Exciting Theories Solved by Data
The research reveals some exciting information. First, that the Sphinx itself was likely already existence in raw form when the Egyptians stumbled upon it. The question of what caused the Egyptians to view the rock form as an enormous animal may never be answered, though.
On a deeper level, the research informs modern scientists more about the composition of rocks and informs on factors that create rock formations. Namely, it suggests that the shape of formations is largely dependent on the composition of the rock, with softer materials eroding and creating interesting shapes long before harder materials do.
Not the First Question About the Statue, or the Last
The questions surrounding the Sphinx don’t stop at the curiosity about how it was initially formed in the first place. The question of the missing nose from the sculpture has been one that has long persisted in researcher’s minds.
One story suggests that the nose may have originally gone missing during the reign of Napoleon Bonaparte. The tale goes that an errant fire of cannonball is what took the nose off, but historical drawings refute the story. Artist renderings done in 1737 show that the nose of the Sphinx was already gone, which predates Napoleon by almost 60 years.
Destruction Still Unexplained
Other ideas suggest that the nose was defaced by local peasants in the fourteenth century to make offerings to the Sphinx in the hopes of earning prosperity.
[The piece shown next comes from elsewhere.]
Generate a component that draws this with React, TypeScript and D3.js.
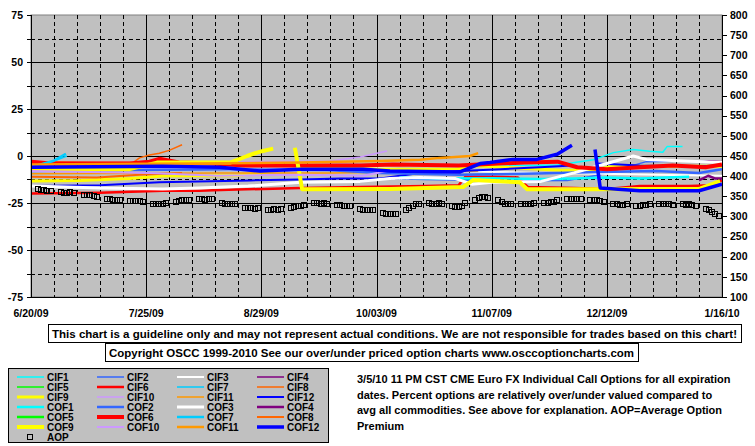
import React from "react";
import * as d3 from "d3";

// ---------- data ----------
const X_TICK_LABELS = ["6/20/09", "7/25/09", "8/29/09", "10/03/09", "11/07/09", "12/12/09", "1/16/10"];
const X_TICK_DAYS = [0, 35, 70, 105, 140, 175, 210]; // days since 6/20/09
const LEFT_TICKS = [75, 50, 25, 0, -25, -50, -75];
const RIGHT_TICKS = [800, 750, 700, 650, 600, 550, 500, 450, 400, 350, 300, 250, 200, 150, 100];

const SERIES_NAMES = [
  "CIF1", "CIF2", "CIF3", "CIF4", "CIF5", "CIF6", "CIF7", "CIF8", "CIF9", "CIF10", "CIF11", "CIF12",
  "COF1", "COF2", "COF3", "COF4", "COF5", "COF6", "COF7", "COF8", "COF9", "COF10", "COF11", "COF12",
];
const SERIES_COLORS = [
  "#00FFFF", "#3366FF", "#FFFFFF", "#800080", "#00FF00", "#FF0000", "#00CCFF", "#FF6600", "#FFFF00", "#CC99FF", "#FF9900", "#0000FF",
  "#00FFFF", "#3366FF", "#FFFFFF", "#800080", "#00FF00", "#FF0000", "#00CCFF", "#FF6600", "#FFFF00", "#CC99FF", "#FF9900", "#0000FF",
];
const SERIES_WIDTHS = [
  1.5, 1.5, 2, 1.5, 1.5, 2.5, 1.5, 1.5, 3, 1.5, 1.5, 2,
  2.5, 2.5, 3, 2.5, 2.5, 4, 2.5, 2, 4, 2, 2.5, 3.5,
];

// [days since 6/20/09, percent]  (null = gap)
const CIF1 = [[133, -5.5], [137, -4.5], [150, -5], [160, -4.8], [171, -2], [177, 1.8], [183, 3.5], [188, 2.5], [192, 2], [193.3, 5], [198, 5]];
const CIF2 = [[106, -12], [120, -12.5], [138.6, -13], [150, -13.2], [163, -13], [173, -10], [187, -3], [200, -2.7], [210, -3]];
const CIF3 = [[0, -7], [20, -6.8], [40, -6.5], [60, -7.2], [80, -7], [106, -6.5], [120, -7.5], [130, -8], [155, -9], [173, -9.5], [190, -10], [210, -10.5]];
const CIF4 = [[203, -3.5], [206, -2.5], [210, -3]];
const CIF5: number[][] = [];
const CIF6 = [[0, -20], [21, -19.5], [40, -18.5], [51, -18.5], [60, -18], [82, -17], [100, -16.5], [120, -16], [130, -15.5], [132, -11], [140, -11], [148, -11.5], [151, -16.5], [165, -17], [175, -17.5], [185, -16], [200, -16], [207, -15.5], [210, -13]];
const CIF7 = [[3, -4.5], [6, -3.5], [8, -2], [10.9, 0]];
const CIF8 = [[0, -3], [20, -3.5], [31, -3.5], [33, -1], [36, 0.5], [39, 1.5], [42, 3], [45.9, 6]];
const CIF9 = [[0, -13.3], [15, -13], [30, -12], [40, -10.7], [51, -10.5], [62, -10.5], [70, -9], [73.6, -8], [77, null], [81, -6], [106, -7], [129.5, -7], [133.4, -5.3], [136.5, -5.3], [160.8, -7.6], [170.8, -7.6], [176.9, -5.5], [210, -5.5]];
const CIF10 = [[0, -6], [36, -5], [64.4, -3], [80, -2.8], [90.9, -2.6], [100, -0.5], [108.2, 2.7]];
const CIF11 = [[0, -9.5], [57.4, -9], [90.9, -9], [112, -8.5], [135.9, -8]];
const CIF12 = [[0, -16], [21, -15.5], [39, -14], [66.6, -13], [81.8, -12.5], [93.9, -12], [106.1, -12], [118.2, -9], [130.4, -8], [142.6, -7], [154.7, -6], [164.4, -5], [168, null], [172, -4], [185, -5], [203, -5.5], [210, -5]];
const COF1 = [[112, -11.5], [125, -12], [140, -11.8], [155, -12.2], [165, -12], [175, -11.5], [185, -12], [193, -11.5], [200, -11]];
const COF2 = [[0, -8], [30, -7.5], [60, -7], [90, -7.5], [106, -9], [130, -10], [150, -9.5], [173, -8.5], [190, -8], [203, -9], [210, -7]];
const COF3 = [[0, -16], [21, -17], [40, -17.5], [51, -17], [66, -16], [82, -14], [100, -13.5], [109, -12], [118, -11.5], [129, -12], [134, -15], [140, -14], [155, -13.5], [165, -9], [171, -6], [183, 0], [187, -1.8], [210, -3.5]];
const COF4 = [[203, -13], [205.8, -10.5], [208, -12], [210, -12]];
const COF5: number[][] = [];
const COF6 = [[0, -3], [6, -4], [30, -4], [36, -3], [39, -1.5], [45, -3.5], [55, -4], [65, -5], [100, -5], [110, -4.5], [130, -5], [142, -4], [150, -3.5], [160, -3], [166, -6], [175, -7], [185, -6], [195, -5], [205, -6], [210, -4.5]];
const COF7 = [[1.2, -5.3], [4, -4], [7, -2.5], [10.6, 1.2]];
const COF8 = [[0, -11], [20, -11.5], [33, -10], [45.9, -9]];
const COF9 = [[0, -7], [30, -7], [38.3, -3.5], [60.5, -3.5], [65.7, 0], [68.7, 1.8], [70.5, 2.7], [73.6, 3.9], [77, null], [80.2, 4.4], [82.4, -17.7], [109, -17.5], [131.3, -16.5], [134.3, -12.8], [148.6, -14], [150.8, -17.7], [170.8, -17.7], [203.3, -17.4], [209.4, -13.3]];
const COF10 = [[0, -8], [36, -9], [56.5, -10.5], [82, -10], [100.9, -10.5], [108.2, -8]];
const COF11 = [[0, -4.5], [48.3, -4], [81.8, -3.5], [106.1, -2.7], [118.2, -2], [124.3, -1], [133.4, 0], [135.9, 1.5]];
const COF12 = [[0, -6], [40, -5.5], [57.4, -6], [69.6, -8], [81.8, -7], [100.9, -7], [109.1, -8], [130.4, -8.5], [136.5, -4], [139.5, -3.5], [146.5, -1.8], [153.8, -1.8], [159.9, 0.9], [164.4, 5.7], [168, null], [171.4, 3.5], [173, -17], [185, -18.5], [203, -18.5], [210, -15]];

const SERIES_DATA = [CIF1, CIF2, CIF3, CIF4, CIF5, CIF6, CIF7, CIF8, CIF9, CIF10, CIF11, CIF12,
  COF1, COF2, COF3, COF4, COF5, COF6, COF7, COF8, COF9, COF10, COF11, COF12];

// Average Option Premium, one value per trading day (Mon-Fri), 30 weeks
const AOP = [
  367, 366, 366, 364, 362,
  361, 359, 359, 360, 358,
  354, 352, 352, 350, 347,
  344, 343, 342, 341, 340,
  339, 339, 338, 339, 337,
  332, 330, 331, 331, 333,
  336, 339, 341, 342, 342,
  343, 343, 342, 344, 343,
  334, 332, 332, 331, 330,
  322, 320, 320, 319, 320,
  317, 317, 318, 317, 318,
  322, 324, 325, 327, 329,
  333, 333, 332, 333, 330,
  329, 328, 326, 326, 327,
  318, 317, 316, 317, 316,
  309, 307, 306, 306, 307,
  316, 320, 326, 330, 331,
  333, 332, 332, 333, 331,
  325, 324, 323, 325, 334,
  340, 346, 348, 349, 346,
  342, 336, 331, 330, 330,
  331, 330, 330, 332, 334,
  334, 334, 335, 336, 340,
  344, 344, 343, 344, 343,
  341, 340, 340, 338, 337,
  331, 330, 328, 329, 330,
  326, 327, 328, 329, 330,
  330, 331, 330, 330, 329,
  330, 329, 330, 329, 326,
  318, 315, 310, 305, 300,
];
const AOP_DAYS = AOP.map((_, i) => Math.floor(i / 5) * 7 + 2 + (i % 5));

const DISCLAIMER = "This chart is a guideline only and may not represent actual conditions. We are not responsible for trades based on this chart!";
const COPYRIGHT = "Copyright OSCC 1999-2010 See our over/under priced option charts www.osccoptioncharts.com";
const DESCRIPTION = [
  "3/5/10 11 PM CST CME Euro FX Individual Call Options for all expiration",
  "dates. Percent options are relatively over/under valued compared to",
  "avg all commodities. See above for explanation. AOP=Average Option",
  "Premium",
];

// ---------- layout ----------
const W = 755, H = 446;
const PL = 31, PR = 722, PT = 15, PB = 297;
const FONT = "'Liberation Sans', Arial, sans-serif";

export default function App() {
  const x = d3.scaleLinear().domain([0, 210]).range([PL, PR]);
  const yL = d3.scaleLinear().domain([-75, 75]).range([PB, PT]);
  const yR = d3.scaleLinear().domain([100, 800]).range([PB, PT]);

  const line = d3.line<any>()
    .defined((d) => d[1] !== null && d[1] !== undefined)
    .x((d) => x(d[0]))
    .y((d) => yL(d[1]));

  const hGrid = d3.range(-62.5, 75, 12.5);
  const vGrid = d3.range(7, 210, 7);

  const legendRowY = (r: number) => 377 + r * 10;
  const legendColX = [17, 97, 177, 257];

  return (
    <svg width={W} height={H} style={{ position: "absolute", left: 0, top: 0, background: "#fff" }}
      fontFamily={FONT} fontWeight="bold">
      <rect x={0} y={0} width={W} height={H} fill="#fff" />
      <defs>
        <clipPath id="clip"><rect x={PL} y={PT} width={PR - PL} height={PB - PT} /></clipPath>
      </defs>
      {/* plot area */}
      <rect x={PL} y={PT} width={PR - PL} height={PB - PT} fill="#C0C0C0" stroke="#808080" strokeWidth={1} />
      {hGrid.map((v) => (
        <line key={"h" + v} x1={PL} x2={PR} y1={Math.round(yL(v)) + 0.5} y2={Math.round(yL(v)) + 0.5}
          stroke="#000" strokeWidth={1} strokeDasharray={v % 25 === 0 ? undefined : "4,3"} />
      ))}
      {vGrid.map((d) => (
        <line key={"v" + d} y1={PT} y2={PB} x1={Math.round(x(d)) + 0.5} x2={Math.round(x(d)) + 0.5}
          stroke="#000" strokeWidth={1} strokeDasharray={d % 35 === 0 ? undefined : "4,3"} />
      ))}
      {/* series */}
      <g clipPath="url(#clip)">
        {SERIES_DATA.map((data, i) =>
          data.length ? (
            <path key={SERIES_NAMES[i]} d={line(data as any) || ""} fill="none"
              stroke={SERIES_COLORS[i]} strokeWidth={SERIES_WIDTHS[i]} strokeLinejoin="round" />
          ) : null
        )}
        {AOP.map((v, i) => (
          <rect key={"a" + i} x={Math.round(x(AOP_DAYS[i])) - 2.5} y={Math.round(yR(v)) - 2.5} width={5} height={5}
            fill="none" stroke="#000" strokeWidth={1} />
        ))}
      </g>
      {/* axes */}
      <line x1={PL + 0.5} x2={PL + 0.5} y1={PT} y2={PB} stroke="#000" />
      <line x1={PR + 0.5} x2={PR + 0.5} y1={PT} y2={PB + 0.5} stroke="#000" />
      <line x1={PL} x2={PR + 1} y1={PB + 0.5} y2={PB + 0.5} stroke="#000" />
      {d3.range(-75, 76, 12.5).map((v) => (
        <line key={"lt" + v} x1={PL - 4} x2={PL} y1={Math.round(yL(v)) + 0.5} y2={Math.round(yL(v)) + 0.5} stroke="#000" />
      ))}
      {RIGHT_TICKS.map((v) => (
        <line key={"rt" + v} x1={PR} x2={PR + 5} y1={Math.round(yR(v)) + 0.5} y2={Math.round(yR(v)) + 0.5} stroke="#000" />
      ))}
      {LEFT_TICKS.map((v) => (
        <text key={"ll" + v} x={23} y={yL(v)} dy="0.35em" textAnchor="end" fontSize={10.5}>{v}</text>
      ))}
      {RIGHT_TICKS.map((v) => (
        <text key={"rl" + v} x={730} y={yR(v)} dy="0.35em" textAnchor="start" fontSize={10.5}>{v}</text>
      ))}
      {X_TICK_LABELS.map((t, i) => (
        <text key={"xl" + t} x={x(X_TICK_DAYS[i])} y={313} dy="0.35em" textAnchor="middle" fontSize={10.5}>{t}</text>
      ))}
      {/* disclaimer boxes */}
      <rect x={48.5} y={324.5} width={693} height={18} fill="#fff" stroke="#000" />
      <text x={52} y={338} fontSize={11.5} textLength={685} lengthAdjust="spacingAndGlyphs">{DISCLAIMER}</text>
      <rect x={105.5} y={343.5} width={533} height={18} fill="#fff" stroke="#000" />
      <text x={109} y={357} fontSize={11.5} textLength={525} lengthAdjust="spacingAndGlyphs">{COPYRIGHT}</text>
      {/* legend */}
      <rect x={8.5} y={368.5} width={320} height={74} fill="#C0C0C0" stroke="#000" />
      {SERIES_NAMES.map((n, i) => {
        const r = Math.floor(i / 4), c = i % 4;
        const ly = legendRowY(r);
        return (
          <g key={"lg" + n}>
            <line x1={legendColX[c]} x2={legendColX[c] + 27} y1={ly} y2={ly}
              stroke={SERIES_COLORS[i]} strokeWidth={SERIES_WIDTHS[i]} />
            <text x={legendColX[c] + 30} y={ly} dy="0.36em" fontSize={10}>{n}</text>
          </g>
        );
      })}
      <rect x={27.5} y={legendRowY(6) - 2.5} width={5} height={5} fill="none" stroke="#000" />
      <text x={47} y={legendRowY(6)} dy="0.36em" fontSize={10}>AOP</text>
      {/* description */}
      {DESCRIPTION.map((t, i) => (
        <text key={"d" + i} x={357} y={383 + i * 15.5} fontSize={11}>{t}</text>
      ))}
    </svg>
  );
}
Other writings suggest that the intentional destruction of the nose of the sphinx resulted in the Alexandrian Crusade as retribution.
Regardless of the initial intent of the defacement of the sphinx, the fact remains that the nose has been missing for centuries. Scholars have never been able to recover the nose, though other missing parts of the sphinx have been recovered and are on display in various museums around the world.
We’ll Never Answer All Our Questions, and That’s Okay
The mystery of the Sphinx statue will likely never be fully explained. The ancient history of the icon means that many details and facts are likely lost to history, never to be recovered by modern historians and geologists.
Regardless, it is still a fascinating icon in Egyptian history, one that is puzzling to think about and awe-inspiring to see. 14.7 million people travel to Egypt to tour Giza every single year, meaning that millions of people are exposed to the wonder and history of the Sphinx. Regardless of how it came into being, it’s a staple in Egyptian culture that cannot, and should not be ignored.